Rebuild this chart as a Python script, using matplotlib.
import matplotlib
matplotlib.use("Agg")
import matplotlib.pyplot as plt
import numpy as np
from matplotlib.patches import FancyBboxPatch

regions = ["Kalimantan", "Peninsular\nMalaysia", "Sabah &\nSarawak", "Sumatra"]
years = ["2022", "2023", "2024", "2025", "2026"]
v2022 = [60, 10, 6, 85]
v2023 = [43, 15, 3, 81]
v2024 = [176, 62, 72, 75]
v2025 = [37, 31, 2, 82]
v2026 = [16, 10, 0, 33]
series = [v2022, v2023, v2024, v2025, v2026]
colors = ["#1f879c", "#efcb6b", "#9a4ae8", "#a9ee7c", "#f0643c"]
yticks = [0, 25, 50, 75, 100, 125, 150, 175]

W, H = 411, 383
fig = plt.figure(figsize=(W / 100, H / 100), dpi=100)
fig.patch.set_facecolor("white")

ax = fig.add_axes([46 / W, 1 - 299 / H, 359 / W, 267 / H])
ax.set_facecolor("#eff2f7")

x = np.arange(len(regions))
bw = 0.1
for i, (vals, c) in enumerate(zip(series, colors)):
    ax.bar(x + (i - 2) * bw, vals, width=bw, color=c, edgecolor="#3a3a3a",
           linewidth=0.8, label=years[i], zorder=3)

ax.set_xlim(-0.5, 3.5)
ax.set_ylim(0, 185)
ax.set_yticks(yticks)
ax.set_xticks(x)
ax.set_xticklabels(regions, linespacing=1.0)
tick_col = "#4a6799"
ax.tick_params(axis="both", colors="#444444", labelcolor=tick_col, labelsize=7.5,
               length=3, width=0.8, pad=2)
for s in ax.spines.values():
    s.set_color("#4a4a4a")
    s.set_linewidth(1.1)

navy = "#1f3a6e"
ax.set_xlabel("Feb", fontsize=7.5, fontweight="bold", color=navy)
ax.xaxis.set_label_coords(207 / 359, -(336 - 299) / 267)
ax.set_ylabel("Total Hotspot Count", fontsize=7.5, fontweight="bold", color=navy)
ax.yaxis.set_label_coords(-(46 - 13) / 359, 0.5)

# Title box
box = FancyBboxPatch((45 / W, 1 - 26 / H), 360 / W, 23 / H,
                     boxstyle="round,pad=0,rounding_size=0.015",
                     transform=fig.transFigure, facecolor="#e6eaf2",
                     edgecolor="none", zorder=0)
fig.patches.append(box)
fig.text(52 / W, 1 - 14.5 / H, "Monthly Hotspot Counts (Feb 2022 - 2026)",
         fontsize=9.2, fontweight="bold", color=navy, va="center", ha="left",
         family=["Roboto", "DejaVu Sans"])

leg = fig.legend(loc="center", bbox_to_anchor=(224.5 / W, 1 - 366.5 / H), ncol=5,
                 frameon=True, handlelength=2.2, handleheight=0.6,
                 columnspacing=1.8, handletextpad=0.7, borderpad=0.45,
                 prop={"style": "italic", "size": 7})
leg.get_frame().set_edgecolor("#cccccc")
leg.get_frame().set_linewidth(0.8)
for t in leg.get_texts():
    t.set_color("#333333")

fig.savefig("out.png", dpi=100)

============

• [Work to do] Please reproduce every line of the material word for word.

• [Written response]
Rebuild this chart as a Python script, using matplotlib.
import matplotlib
matplotlib.use("Agg")
import matplotlib.pyplot as plt
import numpy as np
from matplotlib.patches import FancyBboxPatch

regions = ["Kalimantan", "Peninsular\nMalaysia", "Sabah &\nSarawak", "Sumatra"]
years = ["2022", "2023", "2024", "2025", "2026"]
v2022 = [60, 10, 6, 85]
v2023 = [43, 15, 3, 81]
v2024 = [176, 62, 72, 75]
v2025 = [37, 31, 2, 82]
v2026 = [16, 10, 0, 33]
series = [v2022, v2023, v2024, v2025, v2026]
colors = ["#1f879c", "#efcb6b", "#9a4ae8", "#a9ee7c", "#f0643c"]
yticks = [0, 25, 50, 75, 100, 125, 150, 175]

W, H = 411, 383
fig = plt.figure(figsize=(W / 100, H / 100), dpi=100)
fig.patch.set_facecolor("white")

ax = fig.add_axes([46 / W, 1 - 299 / H, 359 / W, 267 / H])
ax.set_facecolor("#eff2f7")

x = np.arange(len(regions))
bw = 0.1
for i, (vals, c) in enumerate(zip(series, colors)):
    ax.bar(x + (i - 2) * bw, vals, width=bw, color=c, edgecolor="#3a3a3a",
           linewidth=0.8, label=years[i], zorder=3)

ax.set_xlim(-0.5, 3.5)
ax.set_ylim(0, 185)
ax.set_yticks(yticks)
ax.set_xticks(x)
ax.set_xticklabels(regions, linespacing=1.0)
tick_col = "#4a6799"
ax.tick_params(axis="both", colors="#444444", labelcolor=tick_col, labelsize=7.5,
               length=3, width=0.8, pad=2)
for s in ax.spines.values():
    s.set_color("#4a4a4a")
    s.set_linewidth(1.1)

navy = "#1f3a6e"
ax.set_xlabel("Feb", fontsize=7.5, fontweight="bold", color=navy)
ax.xaxis.set_label_coords(207 / 359, -(336 - 299) / 267)
ax.set_ylabel("Total Hotspot Count", fontsize=7.5, fontweight="bold", color=navy)
ax.yaxis.set_label_coords(-(46 - 13) / 359, 0.5)

# Title box
box = FancyBboxPatch((45 / W, 1 - 26 / H), 360 / W, 23 / H,
                     boxstyle="round,pad=0,rounding_size=0.015",
                     transform=fig.transFigure, facecolor="#e6eaf2",
                     edgecolor="none", zorder=0)
fig.patches.append(box)
fig.text(52 / W, 1 - 14.5 / H, "Monthly Hotspot Counts (Feb 2022 - 2026)",
         fontsize=9.2, fontweight="bold", color=navy, va="center", ha="left",
         family=["Roboto", "DejaVu Sans"])

leg = fig.legend(loc="center", bbox_to_anchor=(224.5 / W, 1 - 366.5 / H), ncol=5,
                 frameon=True, handlelength=2.2, handleheight=0.6,
                 columnspacing=1.8, handletextpad=0.7, borderpad=0.45,
                 prop={"style": "italic", "size": 7})
leg.get_frame().set_edgecolor("#cccccc")
leg.get_frame().set_linewidth(0.8)
for t in leg.get_texts():
    t.set_color("#333333")

fig.savefig("out.png", dpi=100)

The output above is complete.